- By-the-Harbor
- U.S. National Register of Historic Places
- Location: Moriches Rd., Nissequogue, New York
- Coordinates: 40°53′30″N 73°10′51″W﻿ / ﻿40.89167°N 73.18083°W
- Area: 26.9 acres (10.9 ha)
- Architect: McKim, Charles F.; White, Stanford
- Architectural style: Shingle Style
- MPS: Stony Brook Harbor Estates MPS
- NRHP reference No.: 93000699
- Added to NRHP: August 9, 1993

= By-the-Harbor =

Historic house in New York, United States

By-the-Harbor, also known as the Prescott Hall Butler and Cornelia Smith Butler Estate, is a historic home located at Nissequogue in Suffolk County, New York.
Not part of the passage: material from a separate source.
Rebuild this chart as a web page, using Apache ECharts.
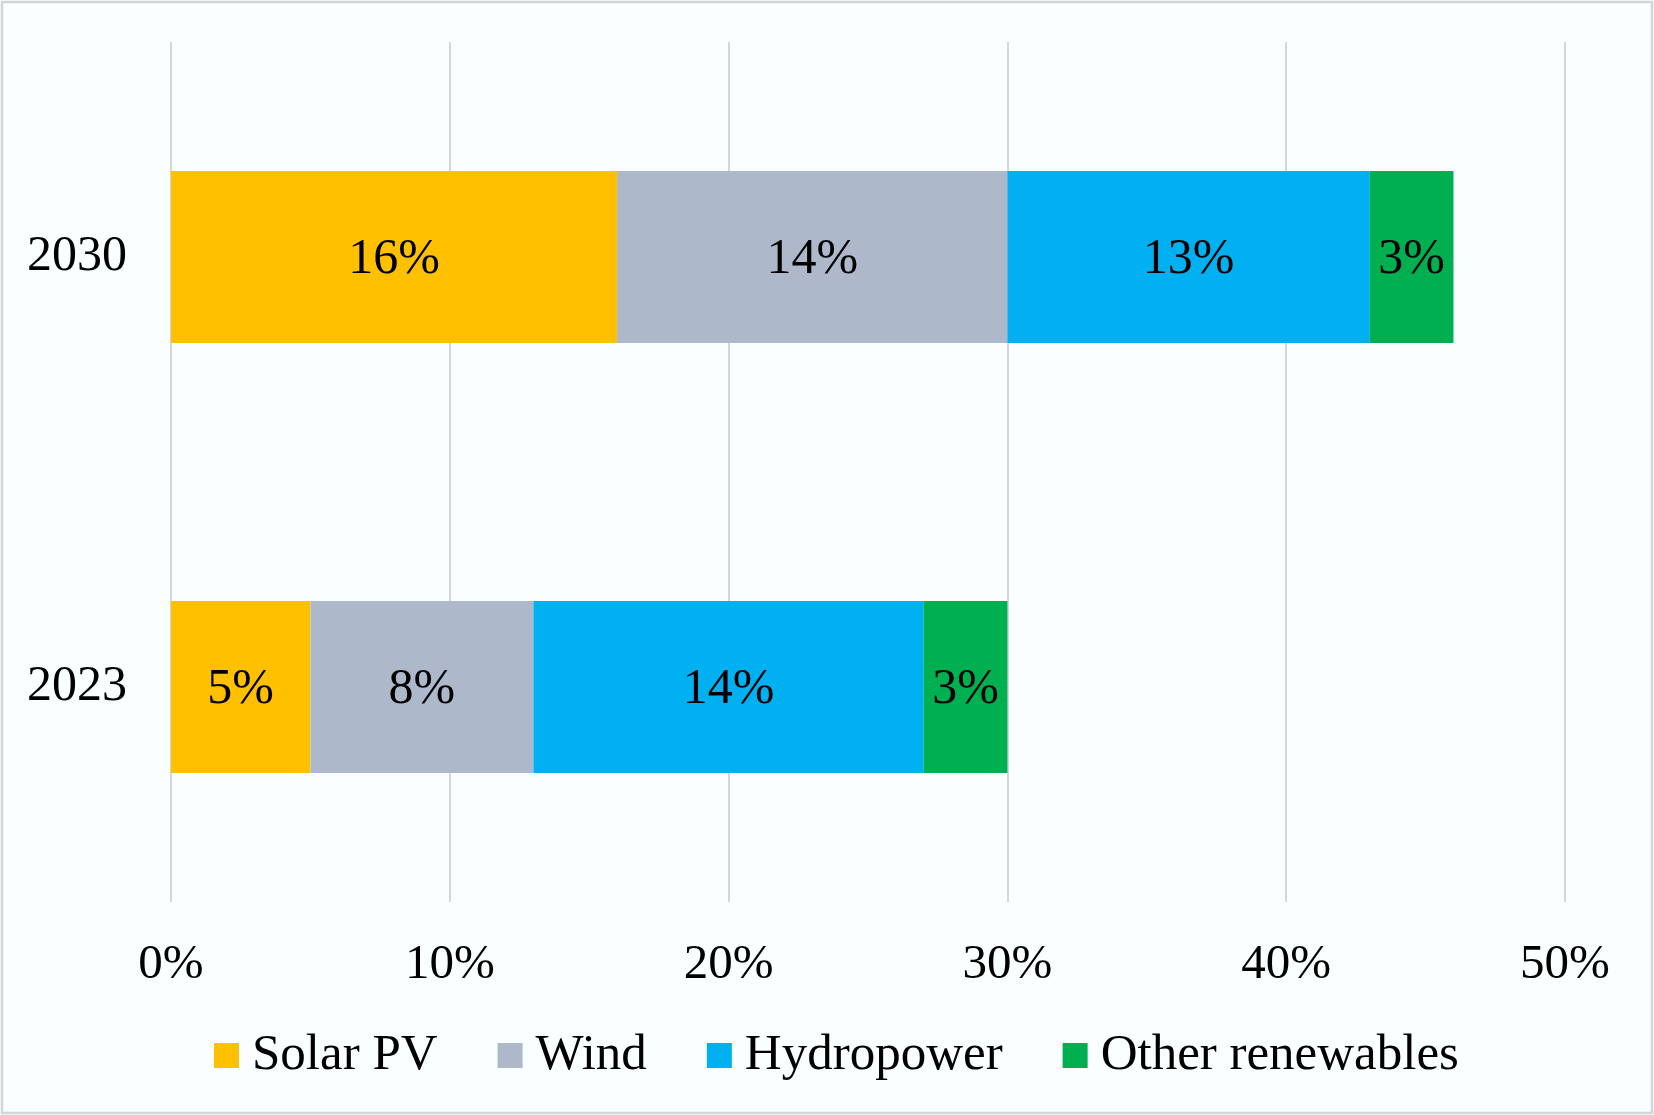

It was built about 1878 as the first of a group of country homes built on Stony Brook Harbor and one of Charles F. McKim's earliest projects. It is a long and narrow, two-story, Shingle Style structure with a low attic level at each end. The south facade features a massive asymmetrical gable that rises from the first floor to the ridge of the roof. Also on the property are the original flanking stone entrance piers and rusted iron gates and casino building. The casino is a sprawling two-story Colonial Revival style building with shingled facades and a hipped roof. The original section, holding a squash court and plunge baths, was designed in the 1890s by McKim, Mead, and White. In 1905, a wing containing a ballroom and designed by Stanford White, was added.

It was added to the National Register of Historic Places in 1993.